WRITTEN PROBLEM ::
All of the data should be repeated exactly; pictures are not part of the copy.

SOURCE MATERIAL ::
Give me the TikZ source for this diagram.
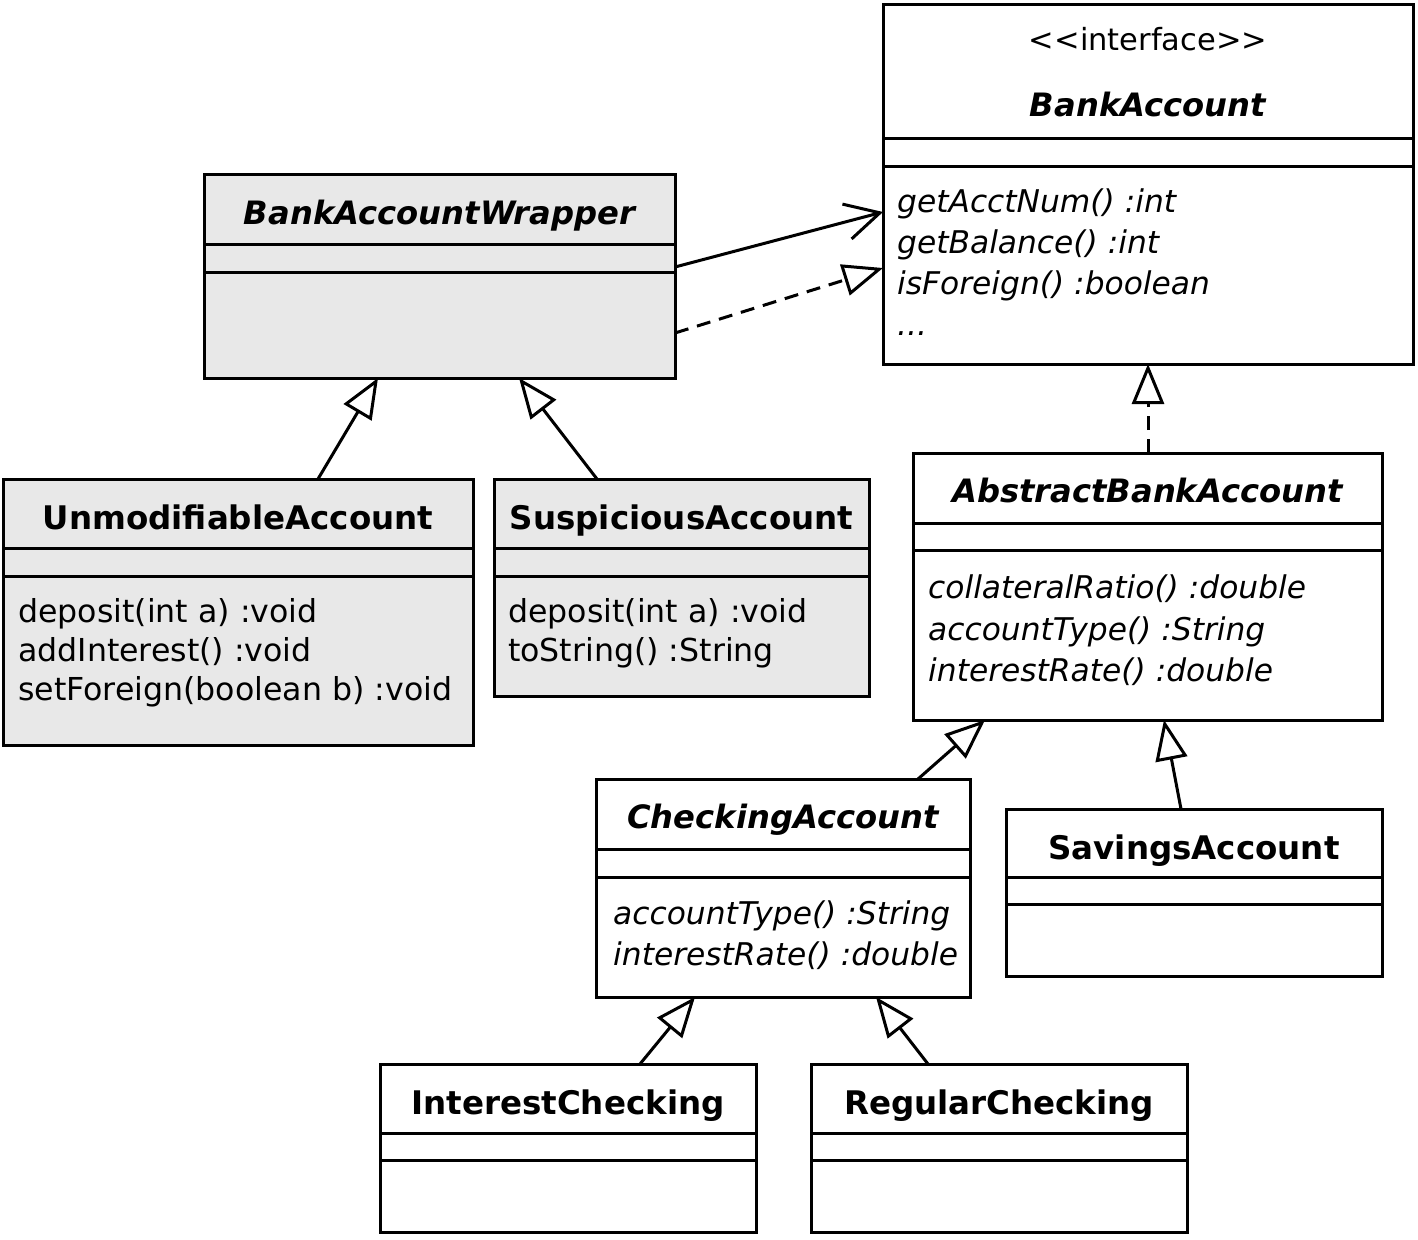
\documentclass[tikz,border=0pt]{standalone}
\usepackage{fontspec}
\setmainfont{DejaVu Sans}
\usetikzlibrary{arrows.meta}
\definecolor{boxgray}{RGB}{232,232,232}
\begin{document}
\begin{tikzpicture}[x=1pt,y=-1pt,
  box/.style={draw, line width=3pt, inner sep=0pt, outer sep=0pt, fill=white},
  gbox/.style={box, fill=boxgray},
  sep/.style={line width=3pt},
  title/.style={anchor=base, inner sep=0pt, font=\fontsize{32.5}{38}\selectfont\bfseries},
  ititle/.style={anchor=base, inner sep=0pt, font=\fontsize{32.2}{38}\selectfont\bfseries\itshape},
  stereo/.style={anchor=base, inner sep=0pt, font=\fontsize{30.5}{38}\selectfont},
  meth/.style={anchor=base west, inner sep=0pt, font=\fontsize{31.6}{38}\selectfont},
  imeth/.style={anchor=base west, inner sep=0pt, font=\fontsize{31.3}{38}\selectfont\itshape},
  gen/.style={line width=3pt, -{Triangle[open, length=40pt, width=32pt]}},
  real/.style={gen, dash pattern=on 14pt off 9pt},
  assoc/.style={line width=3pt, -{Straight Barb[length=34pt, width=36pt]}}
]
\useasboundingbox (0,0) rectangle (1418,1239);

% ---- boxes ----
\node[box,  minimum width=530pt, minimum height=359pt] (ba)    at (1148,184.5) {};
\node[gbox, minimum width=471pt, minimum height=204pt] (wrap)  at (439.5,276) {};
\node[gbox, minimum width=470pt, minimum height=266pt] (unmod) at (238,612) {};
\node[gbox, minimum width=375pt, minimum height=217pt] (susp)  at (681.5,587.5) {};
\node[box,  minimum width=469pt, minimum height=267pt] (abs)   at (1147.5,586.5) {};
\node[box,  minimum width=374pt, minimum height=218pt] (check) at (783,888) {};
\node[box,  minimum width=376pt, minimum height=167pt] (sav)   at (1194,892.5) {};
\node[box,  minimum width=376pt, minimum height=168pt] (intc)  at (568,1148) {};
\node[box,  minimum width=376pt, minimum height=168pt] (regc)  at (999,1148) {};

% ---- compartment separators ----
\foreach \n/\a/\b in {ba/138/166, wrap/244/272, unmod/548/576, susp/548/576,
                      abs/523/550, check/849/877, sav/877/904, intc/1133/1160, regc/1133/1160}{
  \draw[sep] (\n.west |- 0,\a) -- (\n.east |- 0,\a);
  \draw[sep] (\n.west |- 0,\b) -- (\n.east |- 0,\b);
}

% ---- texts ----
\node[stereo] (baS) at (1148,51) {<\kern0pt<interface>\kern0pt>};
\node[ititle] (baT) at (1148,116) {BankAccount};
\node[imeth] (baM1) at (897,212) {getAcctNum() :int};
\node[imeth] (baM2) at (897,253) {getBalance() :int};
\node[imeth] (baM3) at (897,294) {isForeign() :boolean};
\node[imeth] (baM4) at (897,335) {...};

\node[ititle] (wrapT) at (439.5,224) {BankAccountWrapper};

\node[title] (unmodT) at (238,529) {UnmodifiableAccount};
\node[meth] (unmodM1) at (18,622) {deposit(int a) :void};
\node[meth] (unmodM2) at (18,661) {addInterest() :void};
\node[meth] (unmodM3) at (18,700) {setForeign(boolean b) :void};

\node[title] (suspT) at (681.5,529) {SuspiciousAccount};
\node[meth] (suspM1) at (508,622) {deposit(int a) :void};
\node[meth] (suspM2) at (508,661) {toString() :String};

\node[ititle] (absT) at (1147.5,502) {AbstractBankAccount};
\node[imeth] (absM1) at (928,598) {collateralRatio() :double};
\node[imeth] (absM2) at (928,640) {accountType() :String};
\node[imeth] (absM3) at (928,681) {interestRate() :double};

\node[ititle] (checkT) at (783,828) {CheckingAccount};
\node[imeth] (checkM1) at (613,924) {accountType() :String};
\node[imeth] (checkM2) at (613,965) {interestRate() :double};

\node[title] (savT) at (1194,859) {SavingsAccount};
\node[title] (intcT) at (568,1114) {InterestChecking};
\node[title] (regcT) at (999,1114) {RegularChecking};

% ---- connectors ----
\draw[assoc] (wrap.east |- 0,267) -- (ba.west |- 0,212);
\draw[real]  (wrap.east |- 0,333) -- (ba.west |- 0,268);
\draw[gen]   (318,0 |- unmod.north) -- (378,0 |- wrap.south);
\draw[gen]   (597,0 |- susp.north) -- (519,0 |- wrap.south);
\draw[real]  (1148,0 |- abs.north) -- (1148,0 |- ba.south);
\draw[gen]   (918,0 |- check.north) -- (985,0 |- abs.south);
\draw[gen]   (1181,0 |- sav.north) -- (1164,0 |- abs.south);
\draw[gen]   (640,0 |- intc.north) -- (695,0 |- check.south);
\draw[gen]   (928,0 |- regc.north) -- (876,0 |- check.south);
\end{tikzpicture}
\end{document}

RESPONSE FOR THIS EXERCISE ::
Give me the TikZ source for this diagram.
\documentclass[tikz,border=0pt]{standalone}
\usepackage{fontspec}
\setmainfont{DejaVu Sans}
\usetikzlibrary{arrows.meta}
\definecolor{boxgray}{RGB}{232,232,232}
\begin{document}
\begin{tikzpicture}[x=1pt,y=-1pt,
  box/.style={draw, line width=3pt, inner sep=0pt, outer sep=0pt, fill=white},
  gbox/.style={box, fill=boxgray},
  sep/.style={line width=3pt},
  title/.style={anchor=base, inner sep=0pt, font=\fontsize{32.5}{38}\selectfont\bfseries},
  ititle/.style={anchor=base, inner sep=0pt, font=\fontsize{32.2}{38}\selectfont\bfseries\itshape},
  stereo/.style={anchor=base, inner sep=0pt, font=\fontsize{30.5}{38}\selectfont},
  meth/.style={anchor=base west, inner sep=0pt, font=\fontsize{31.6}{38}\selectfont},
  imeth/.style={anchor=base west, inner sep=0pt, font=\fontsize{31.3}{38}\selectfont\itshape},
  gen/.style={line width=3pt, -{Triangle[open, length=40pt, width=32pt]}},
  real/.style={gen, dash pattern=on 14pt off 9pt},
  assoc/.style={line width=3pt, -{Straight Barb[length=34pt, width=36pt]}}
]
\useasboundingbox (0,0) rectangle (1418,1239);

% ---- boxes ----
\node[box,  minimum width=530pt, minimum height=359pt] (ba)    at (1148,184.5) {};
\node[gbox, minimum width=471pt, minimum height=204pt] (wrap)  at (439.5,276) {};
\node[gbox, minimum width=470pt, minimum height=266pt] (unmod) at (238,612) {};
\node[gbox, minimum width=375pt, minimum height=217pt] (susp)  at (681.5,587.5) {};
\node[box,  minimum width=469pt, minimum height=267pt] (abs)   at (1147.5,586.5) {};
\node[box,  minimum width=374pt, minimum height=218pt] (check) at (783,888) {};
\node[box,  minimum width=376pt, minimum height=167pt] (sav)   at (1194,892.5) {};
\node[box,  minimum width=376pt, minimum height=168pt] (intc)  at (568,1148) {};
\node[box,  minimum width=376pt, minimum height=168pt] (regc)  at (999,1148) {};

% ---- compartment separators ----
\foreach \n/\a/\b in {ba/138/166, wrap/244/272, unmod/548/576, susp/548/576,
                      abs/523/550, check/849/877, sav/877/904, intc/1133/1160, regc/1133/1160}{
  \draw[sep] (\n.west |- 0,\a) -- (\n.east |- 0,\a);
  \draw[sep] (\n.west |- 0,\b) -- (\n.east |- 0,\b);
}

% ---- texts ----
\node[stereo] (baS) at (1148,51) {<\kern0pt<interface>\kern0pt>};
\node[ititle] (baT) at (1148,116) {BankAccount};
\node[imeth] (baM1) at (897,212) {getAcctNum() :int};
\node[imeth] (baM2) at (897,253) {getBalance() :int};
\node[imeth] (baM3) at (897,294) {isForeign() :boolean};
\node[imeth] (baM4) at (897,335) {...};

\node[ititle] (wrapT) at (439.5,224) {BankAccountWrapper};

\node[title] (unmodT) at (238,529) {UnmodifiableAccount};
\node[meth] (unmodM1) at (18,622) {deposit(int a) :void};
\node[meth] (unmodM2) at (18,661) {addInterest() :void};
\node[meth] (unmodM3) at (18,700) {setForeign(boolean b) :void};

\node[title] (suspT) at (681.5,529) {SuspiciousAccount};
\node[meth] (suspM1) at (508,622) {deposit(int a) :void};
\node[meth] (suspM2) at (508,661) {toString() :String};

\node[ititle] (absT) at (1147.5,502) {AbstractBankAccount};
\node[imeth] (absM1) at (928,598) {collateralRatio() :double};
\node[imeth] (absM2) at (928,640) {accountType() :String};
\node[imeth] (absM3) at (928,681) {interestRate() :double};

\node[ititle] (checkT) at (783,828) {CheckingAccount};
\node[imeth] (checkM1) at (613,924) {accountType() :String};
\node[imeth] (checkM2) at (613,965) {interestRate() :double};

\node[title] (savT) at (1194,859) {SavingsAccount};
\node[title] (intcT) at (568,1114) {InterestChecking};
\node[title] (regcT) at (999,1114) {RegularChecking};

% ---- connectors ----
\draw[assoc] (wrap.east |- 0,267) -- (ba.west |- 0,212);
\draw[real]  (wrap.east |- 0,333) -- (ba.west |- 0,268);
\draw[gen]   (318,0 |- unmod.north) -- (378,0 |- wrap.south);
\draw[gen]   (597,0 |- susp.north) -- (519,0 |- wrap.south);
\draw[real]  (1148,0 |- abs.north) -- (1148,0 |- ba.south);
\draw[gen]   (918,0 |- check.north) -- (985,0 |- abs.south);
\draw[gen]   (1181,0 |- sav.north) -- (1164,0 |- abs.south);
\draw[gen]   (640,0 |- intc.north) -- (695,0 |- check.south);
\draw[gen]   (928,0 |- regc.north) -- (876,0 |- check.south);
\end{tikzpicture}
\end{document}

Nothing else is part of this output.